NEW YORK – When Debbie Parkhurst choked on a piece of apple at her Maryland home, her dog jumped in, landing hard on her chest and forcing the morsel to pop out of her throat. When the Keesling family of Indiana was about to be overcome by carbon monoxide, their cat clawed at wife Cathy's hair until she woke up and called for help.
For their nick-of-time acts, Toby, a 2 1/2-year-old golden retriever, and Winnie, a gray-eyed American shorthair, were named Dog and Cat of the Year by the American Society for the Prevention of Cruelty to Animals.
In addition, five humans were honored Thursday for their actions toward animals in the past year, including a Bronx firefighter who saved a dog and cat from a burning building.
Neither Parkhurst nor Keesling could explain their pets' timely heroics, though Parkhurst suggested her pooch's Heimlich maneuver might have been guided by divine intervention.
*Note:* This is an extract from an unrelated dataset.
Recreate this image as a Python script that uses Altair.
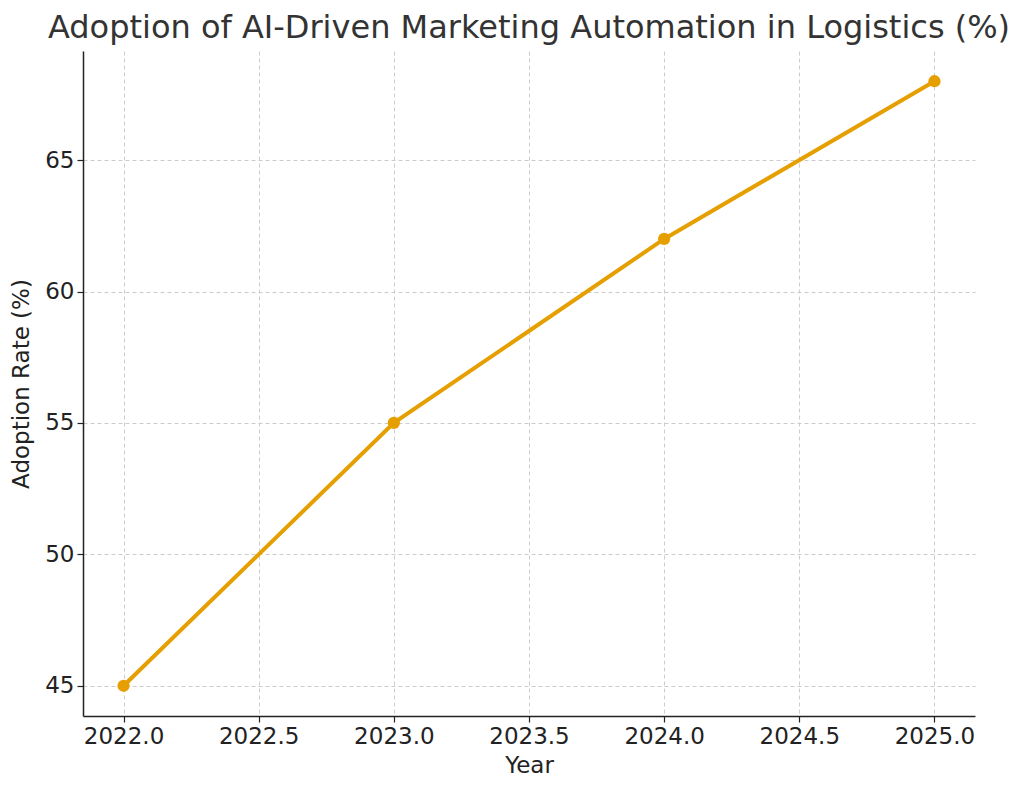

"That's what our veterinarian said," she said. "He wasn't making a joke; he's very spiritual, and now I have to agree with him."
Both pets were themselves rescued in infancy — Toby as a 4-week-old puppy tossed into a garbage bin to die, and Winnie as a week-old orphan hiding under a barn, so helpless that Keesling's husband, Eric, had to feed her milk with an eyedropper.
As the Keeslings recalled it, a gas-driven pump being used to remove flood waters from their basement in New Castle, Ind., last March malfunctioned, spreading carbon monoxide through the house. By the time Winnie moved into rescue mode, the couple's 14-year-old son, Michael, was already unconscious.
"Winnie jumped on the bed and was clawing at me, with a kind of angry meow," Cathy Keesling said. "When I woke up I felt like a T-bar had hit me across the head."
State police and sheriff's officers responding to her 911 call said the family was only minutes from death, judging by the amount of poisonous gas in the house.
Debbie Parkhurst's husband, Kevin, was at his job at a Wilmington, Del., chemical firm when she took a midday break from making jewelry and bit into an apple.
"Normally I peel them, but I read in Good Housekeeping magazine that the skin has all the nutrients, so I ate the skin, and that's what caused me to choke," she recalled.
"I couldn't breathe and I was in panic when Toby jumped on me. He never does that, but he did, and saved my life."
Both Toby and Winnie accompanied their owners to the awards luncheon at Manhattan's posh Rainbow Room atop Rockefeller Center.